Il secondo e fondamentale problema è che la ricchezza a livello globale è desunta dallo studio di Credit Suisse che, tuttavia, ne stima il valore netto: cioè tenendo conto sia degli attivi, sia dei passivi nel bilancio delle famiglie. Così, un rampollo della middle class americana che ha fatto un mutuo per studiare a Harvard appare più povero di un suo coetaneo contadino nel Laos che, pur non avendo nulla, non ha neppure debiti.
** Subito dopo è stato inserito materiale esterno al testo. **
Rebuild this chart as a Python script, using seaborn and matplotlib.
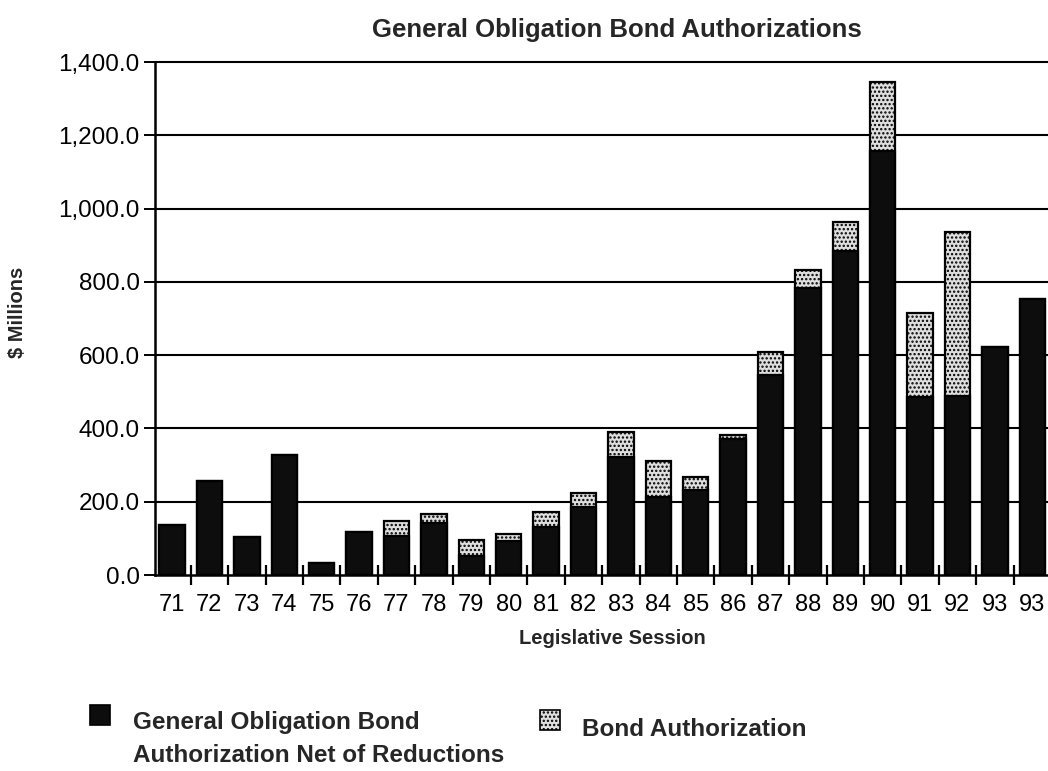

Per esempio, in Europa il 38,2 per cento della popolazione avrebbe una ricchezza netta inferiore a 10 mila dollari: molto più che in Cina (dove sono il 24,6 per cento!). L’ultimo decile della distribuzione globale della ricchezza, quello più povero, dove ci sarebbe addirittura una ricchezza negativa, è composto quasi per il 20 per cento da cittadini nordamericani ed europei: una quota analoga a quella di africani (22 per cento), Asia e Pacifico (20), indiani (22) e latino-americani (19 per cento); non c’è però nessun cinese (0 per cento). La scelta di confrontare mele con pere – i dati Forbes con quelli Credit Suisse – e trattare entrambe come se fossero arance, conduce così a esiti paradossali.
Non c’è dubbio che la diseguaglianza sia un importante problema, proprio per questo motivo andrebbe trattato seriamente (considerando anche reddito e consumi) e non alla carlona come fa Oxfam. Fortunatamente, a livello globale, la diseguaglianza non sembra crescere né tanto meno appare fuori controllo, anzi. Lo mostra sempre il rapporto Credit Suisse – cioè la fonte usata da Oxfam per le sue elaborazioni– secondo cui l’indice di Gini sulla diseguaglianza della ricchezza, a livello globale, è in continuo calo: la quota di ricchezza in mano al top 10 per cento e al top 5 per cento è in riduzione sostanziale da almeno vent’anni. Anche per quanto riguarda il top 1 per cento, la quota di ricchezza netta posseduta è in leggera flessione dal 2000.
Al contrario, la maggior parte della popolazione ha migliorato la sua posizione relativa, visto che la fetta della torta in mano al 90 per cento più povero (o meno ricco) della popolazione mondiale è quasi raddoppiata: dal 10 per cento nel 2000 al 18,3 per cento nel 2019. Coerentemente, “la conclusione da trarre è che la diseguaglianza globale della ricchezza si è generalmente ridotta negli ultimi due decenni”, scrive Credit Suisse. Insomma: Oxfam usa una metodologia discutibile per lanciare un allarme che la sua stessa fonte nega. Questo non significa che povertà e diseguaglianze non siano questioni drammatiche – lo sono eccome. Ma se grazie alla globalizzazione e al capitalismo le cose sono migliorate, dovremmo interrogarci su come progredire ulteriormente rispetto ai trend in atto, anziché rottamarli negandone i risultati. Il risultato più eclatante di questi decenni – e forse della storia – è che la povertà globale si è ridotta drasticamente e con essa anche la diseguaglianza mondiale dei redditi e della ricchezza: e tutto questo mentre la popolazione mondiale cresceva, soprattutto nei paesi più poveri.
La sezione italiana di Oxfam dedica anche uno speciale alla diseguaglianza nel nostro paese. Per cominciare, si vede che anche in Italia da alcuni anni la quota della ricchezza del top 10 per cento è in continua riduzione: dal picco del 56 per cento nel 2016 siamo scesi al 53,6 per cento nel 2019. Oltretutto, si è perfino ridotto il numero di milionari, sceso da 1.516 mila del 2018 a 1.496 mila del 2019: forse una buona notizia per Oxfam, ma un pessimo segnale per chiunque abbia l’accortezza di rintracciarvi l’ennesimo indizio di un’economia stagnante. Ciò nonostante, i dati italiani sono tutt’altro che preoccupanti, almeno sotto il profilo delle disparità patrimoniali: sempre dallo studio Credit Suisse, la fonte di Oxfam, si desume che l’indice di Gini per la ricchezza è pari al 66,9 per cento, inferiore non solo a Germania (81,6 per cento) e Regno Unito (74,6 per cento), ma anche ai mitizzati paesi scandinavi: in Danimarca è dell’83,8 per cento, in Finlandia 74,2 per cento, in Svezia 86,7 per cento. L’operazione di Oxfam è un grande successo mediatico da diversi anni, proprio perché si basa su un uso distorto dei dati e sulla diffusione di messaggi allarmistici o fuorvianti che creano l’impressione di un’emergenza e alimentano le paure. Un meccanismo efficace e ben noto ai leader populisti, ma che serve più a speculare sui problemi che a risolverli.